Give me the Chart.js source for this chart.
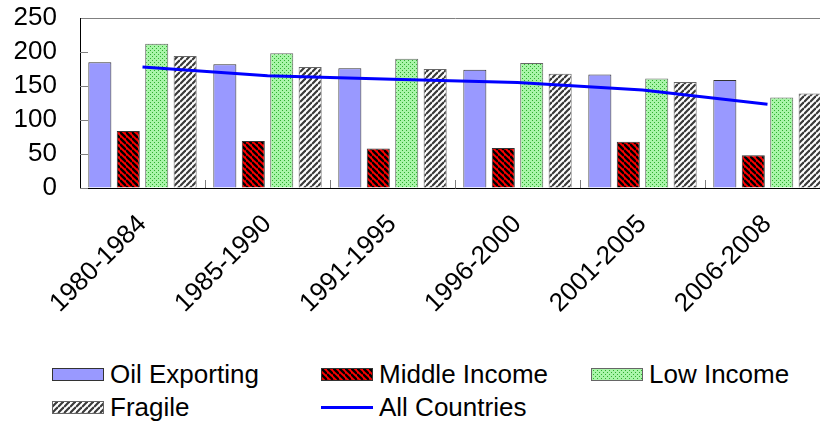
<!DOCTYPE html>
<html>
<head>
<meta charset="utf-8">
<script src="https://cdn.jsdelivr.net/npm/chart.js@4.4.1/dist/chart.umd.min.js"></script>
<style>
  html, body { margin: 0; padding: 0; background: #fff; }
  body { width: 820px; height: 421px; overflow: hidden; position: relative; font-family: "Liberation Sans", Arial, sans-serif; }
  #wrap { position: absolute; left: 0; top: 0; width: 832px; height: 340px; }
  .item { position: absolute; height: 30px; display: flex; align-items: center; font-size: 26px; line-height: 30px; color: #000; white-space: nowrap; }
  .item canvas { margin-right: 6px; display: block; }
</style>
</head>
<body>
<div id="wrap"><canvas id="chartBar" width="832" height="340"></canvas></div>
<div id="legend"></div>
<script>
const categories = ["1980-1984", "1985-1990", "1991-1995", "1996-2000", "2001-2005", "2006-2008"];
const oilExporting = [185, 182, 176, 174, 167, 159];
const middleIncome = [84, 69, 58, 59, 68, 48];
const lowIncome = [212, 198, 190, 184, 161, 133];
const fragile = [194, 178, 175, 168, 156, 139];
const allCountries = [178, 165, 160, 155, 144, 123];
const yTicks = [0, 50, 100, 150, 200, 250];

// small repeating fills for the hatched / dotted bars
function stripes(bg, fg, size, width, dir) {
  const c = document.createElement("canvas");
  c.width = size; c.height = size;
  const g = c.getContext("2d");
  g.fillStyle = bg;
  g.fillRect(0, 0, size, size);
  g.strokeStyle = fg;
  g.lineWidth = width;
  for (let k = -1; k <= 1; k++) {
    g.beginPath();
    if (dir === "down") {
      g.moveTo(0, k * size); g.lineTo(size, size + k * size);
    } else {
      g.moveTo(0, size + k * size); g.lineTo(size, k * size);
    }
    g.stroke();
  }
  return g.createPattern(c, "repeat");
}

function dots(bg, fg) {
  const c = document.createElement("canvas");
  c.width = 4; c.height = 4;
  const g = c.getContext("2d");
  g.fillStyle = bg;
  g.fillRect(0, 0, 4, 4);
  g.fillStyle = fg;
  g.fillRect(0, 0, 1, 1);
  g.fillRect(2, 2, 1, 1);
  return g.createPattern(c, "repeat");
}

const redHatch = stripes("#ff0000", "#000000", 6, 2.4, "down");
const greyHatch = stripes("#ffffff", "#3a3a3a", 6, 2.2, "up");
const greenDots = dots("#a8f5a8", "#2fae2f");

Chart.defaults.font.family = '"Liberation Sans", Arial, sans-serif';
Chart.defaults.font.size = 26;
Chart.defaults.color = "#000";

// inward tick marks on the value axis and between the categories
const innerTicks = {
  id: "innerTicks",
  beforeDatasetsDraw(chart) {
    const { ctx, scales: { x, y } } = chart;
    ctx.save();
    ctx.strokeStyle = "#808080";
    ctx.lineWidth = 1;
    ctx.beginPath();
    y.ticks.forEach(t => {
      if (t.value === 250) return;
      const py = Math.round(y.getPixelForValue(t.value)) + 0.5;
      ctx.moveTo(x.left, py);
      ctx.lineTo(x.left + 8, py);
    });
    for (let i = 1; i < categories.length; i++) {
      const px = Math.round((x.getPixelForTick(i - 1) + x.getPixelForTick(i)) / 2) + 0.5;
      ctx.moveTo(px, y.bottom);
      ctx.lineTo(px, y.bottom - 8);
    }
    ctx.stroke();
    ctx.restore();
  }
};

const ctx = document.getElementById("chartBar").getContext("2d");

const chart = new Chart(ctx, {
  type: "bar",
  data: {
    labels: categories,
    datasets: [
      { label: "Oil Exporting", data: oilExporting, backgroundColor: "#9999ff", borderColor: "#333333", borderWidth: 1, order: 1 },
      { label: "Middle Income", data: middleIncome, backgroundColor: redHatch, borderColor: "#333333", borderWidth: 1, order: 1 },
      { label: "Low Income", data: lowIncome, backgroundColor: greenDots, borderColor: "#666666", borderWidth: 1, order: 1 },
      { label: "Fragile", data: fragile, backgroundColor: greyHatch, borderColor: "#666666", borderWidth: 1, order: 1 },
      {
        type: "line", label: "All Countries", data: allCountries,
        borderColor: "#0000ff", backgroundColor: "#0000ff", borderWidth: 3,
        pointRadius: 0, tension: 0, fill: false, order: 0
      }
    ]
  },
  options: {
    responsive: false,
    animation: false,
    devicePixelRatio: 1,
    layout: { padding: { top: 18, right: 2, left: 0, bottom: 0 } },
    datasets: {
      bar: { categoryPercentage: 0.91, barPercentage: 0.81 }
    },
    plugins: {
      legend: { display: false },
      tooltip: { enabled: false }
    },
    scales: {
      x: {
        offset: true,
        grid: { display: false, drawTicks: false, offset: true },
        border: { display: true, color: "#000", width: 1 },
        ticks: { maxRotation: 45, minRotation: 45, autoSkip: false, padding: 21 },
        afterFit(scale) { scale.height = 152; }
      },
      y: {
        min: 0,
        max: 250,
        afterBuildTicks(scale) { scale.ticks = yTicks.map(v => ({ value: v })); },
        grid: {
          drawTicks: false,
          color: c => (c.tick && c.tick.value === 250 ? "#808080" : "rgba(0,0,0,0)")
        },
        border: { display: true, color: "#000", width: 1 },
        ticks: { padding: 23, autoSkip: false },
        afterFit(scale) {
          scale.width = 80;
          scale.paddingTop = 0;
          scale.paddingBottom = 0;
        }
      }
    }
  },
  plugins: [innerTicks]
});

// legend laid out in fixed columns under the plot
const legendSlots = [
  { left: 52, top: 359 }, { left: 321, top: 359 }, { left: 591, top: 359 },
  { left: 52, top: 392 }, { left: 321, top: 392 }
];
const legend = document.getElementById("legend");
chart.data.datasets.forEach((ds, i) => {
  const slot = legendSlots[i];
  const item = document.createElement("div");
  item.className = "item";
  item.style.left = slot.left + "px";
  item.style.top = slot.top + "px";
  const sw = document.createElement("canvas");
  sw.width = 52; sw.height = 13;
  const g = sw.getContext("2d");
  if (ds.type === "line") {
    g.fillStyle = ds.borderColor;
    g.fillRect(0, 5, 52, 3);
  } else {
    g.fillStyle = ds.backgroundColor;
    g.fillRect(0, 0, 52, 13);
    g.strokeStyle = ds.borderColor;
    g.lineWidth = 1;
    g.strokeRect(0.5, 0.5, 51, 12);
  }
  const txt = document.createElement("span");
  txt.textContent = ds.label;
  item.appendChild(sw);
  item.appendChild(txt);
  legend.appendChild(item);
});
</script>
</body>
</html>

# # # # # # #

*Exercise prompt*. Without including any pictures, reproduce the listing exactly.

*The reply*.
Give me the Chart.js source for this chart.
<!DOCTYPE html>
<html>
<head>
<meta charset="utf-8">
<script src="https://cdn.jsdelivr.net/npm/chart.js@4.4.1/dist/chart.umd.min.js"></script>
<style>
  html, body { margin: 0; padding: 0; background: #fff; }
  body { width: 820px; height: 421px; overflow: hidden; position: relative; font-family: "Liberation Sans", Arial, sans-serif; }
  #wrap { position: absolute; left: 0; top: 0; width: 832px; height: 340px; }
  .item { position: absolute; height: 30px; display: flex; align-items: center; font-size: 26px; line-height: 30px; color: #000; white-space: nowrap; }
  .item canvas { margin-right: 6px; display: block; }
</style>
</head>
<body>
<div id="wrap"><canvas id="chartBar" width="832" height="340"></canvas></div>
<div id="legend"></div>
<script>
const categories = ["1980-1984", "1985-1990", "1991-1995", "1996-2000", "2001-2005", "2006-2008"];
const oilExporting = [185, 182, 176, 174, 167, 159];
const middleIncome = [84, 69, 58, 59, 68, 48];
const lowIncome = [212, 198, 190, 184, 161, 133];
const fragile = [194, 178, 175, 168, 156, 139];
const allCountries = [178, 165, 160, 155, 144, 123];
const yTicks = [0, 50, 100, 150, 200, 250];

// small repeating fills for the hatched / dotted bars
function stripes(bg, fg, size, width, dir) {
  const c = document.createElement("canvas");
  c.width = size; c.height = size;
  const g = c.getContext("2d");
  g.fillStyle = bg;
  g.fillRect(0, 0, size, size);
  g.strokeStyle = fg;
  g.lineWidth = width;
  for (let k = -1; k <= 1; k++) {
    g.beginPath();
    if (dir === "down") {
      g.moveTo(0, k * size); g.lineTo(size, size + k * size);
    } else {
      g.moveTo(0, size + k * size); g.lineTo(size, k * size);
    }
    g.stroke();
  }
  return g.createPattern(c, "repeat");
}

function dots(bg, fg) {
  const c = document.createElement("canvas");
  c.width = 4; c.height = 4;
  const g = c.getContext("2d");
  g.fillStyle = bg;
  g.fillRect(0, 0, 4, 4);
  g.fillStyle = fg;
  g.fillRect(0, 0, 1, 1);
  g.fillRect(2, 2, 1, 1);
  return g.createPattern(c, "repeat");
}

const redHatch = stripes("#ff0000", "#000000", 6, 2.4, "down");
const greyHatch = stripes("#ffffff", "#3a3a3a", 6, 2.2, "up");
const greenDots = dots("#a8f5a8", "#2fae2f");

Chart.defaults.font.family = '"Liberation Sans", Arial, sans-serif';
Chart.defaults.font.size = 26;
Chart.defaults.color = "#000";

// inward tick marks on the value axis and between the categories
const innerTicks = {
  id: "innerTicks",
  beforeDatasetsDraw(chart) {
    const { ctx, scales: { x, y } } = chart;
    ctx.save();
    ctx.strokeStyle = "#808080";
    ctx.lineWidth = 1;
    ctx.beginPath();
    y.ticks.forEach(t => {
      if (t.value === 250) return;
      const py = Math.round(y.getPixelForValue(t.value)) + 0.5;
      ctx.moveTo(x.left, py);
      ctx.lineTo(x.left + 8, py);
    });
    for (let i = 1; i < categories.length; i++) {
      const px = Math.round((x.getPixelForTick(i - 1) + x.getPixelForTick(i)) / 2) + 0.5;
      ctx.moveTo(px, y.bottom);
      ctx.lineTo(px, y.bottom - 8);
    }
    ctx.stroke();
    ctx.restore();
  }
};

const ctx = document.getElementById("chartBar").getContext("2d");

const chart = new Chart(ctx, {
  type: "bar",
  data: {
    labels: categories,
    datasets: [
      { label: "Oil Exporting", data: oilExporting, backgroundColor: "#9999ff", borderColor: "#333333", borderWidth: 1, order: 1 },
      { label: "Middle Income", data: middleIncome, backgroundColor: redHatch, borderColor: "#333333", borderWidth: 1, order: 1 },
      { label: "Low Income", data: lowIncome, backgroundColor: greenDots, borderColor: "#666666", borderWidth: 1, order: 1 },
      { label: "Fragile", data: fragile, backgroundColor: greyHatch, borderColor: "#666666", borderWidth: 1, order: 1 },
      {
        type: "line", label: "All Countries", data: allCountries,
        borderColor: "#0000ff", backgroundColor: "#0000ff", borderWidth: 3,
        pointRadius: 0, tension: 0, fill: false, order: 0
      }
    ]
  },
  options: {
    responsive: false,
    animation: false,
    devicePixelRatio: 1,
    layout: { padding: { top: 18, right: 2, left: 0, bottom: 0 } },
    datasets: {
      bar: { categoryPercentage: 0.91, barPercentage: 0.81 }
    },
    plugins: {
      legend: { display: false },
      tooltip: { enabled: false }
    },
    scales: {
      x: {
        offset: true,
        grid: { display: false, drawTicks: false, offset: true },
        border: { display: true, color: "#000", width: 1 },
        ticks: { maxRotation: 45, minRotation: 45, autoSkip: false, padding: 21 },
        afterFit(scale) { scale.height = 152; }
      },
      y: {
        min: 0,
        max: 250,
        afterBuildTicks(scale) { scale.ticks = yTicks.map(v => ({ value: v })); },
        grid: {
          drawTicks: false,
          color: c => (c.tick && c.tick.value === 250 ? "#808080" : "rgba(0,0,0,0)")
        },
        border: { display: true, color: "#000", width: 1 },
        ticks: { padding: 23, autoSkip: false },
        afterFit(scale) {
          scale.width = 80;
          scale.paddingTop = 0;
          scale.paddingBottom = 0;
        }
      }
    }
  },
  plugins: [innerTicks]
});

// legend laid out in fixed columns under the plot
const legendSlots = [
  { left: 52, top: 359 }, { left: 321, top: 359 }, { left: 591, top: 359 },
  { left: 52, top: 392 }, { left: 321, top: 392 }
];
const legend = document.getElementById("legend");
chart.data.datasets.forEach((ds, i) => {
  const slot = legendSlots[i];
  const item = document.createElement("div");
  item.className = "item";
  item.style.left = slot.left + "px";
  item.style.top = slot.top + "px";
  const sw = document.createElement("canvas");
  sw.width = 52; sw.height = 13;
  const g = sw.getContext("2d");
  if (ds.type === "line") {
    g.fillStyle = ds.borderColor;
    g.fillRect(0, 5, 52, 3);
  } else {
    g.fillStyle = ds.backgroundColor;
    g.fillRect(0, 0, 52, 13);
    g.strokeStyle = ds.borderColor;
    g.lineWidth = 1;
    g.strokeRect(0.5, 0.5, 51, 12);
  }
  const txt = document.createElement("span");
  txt.textContent = ds.label;
  item.appendChild(sw);
  item.appendChild(txt);
  legend.appendChild(item);
});
</script>
</body>
</html>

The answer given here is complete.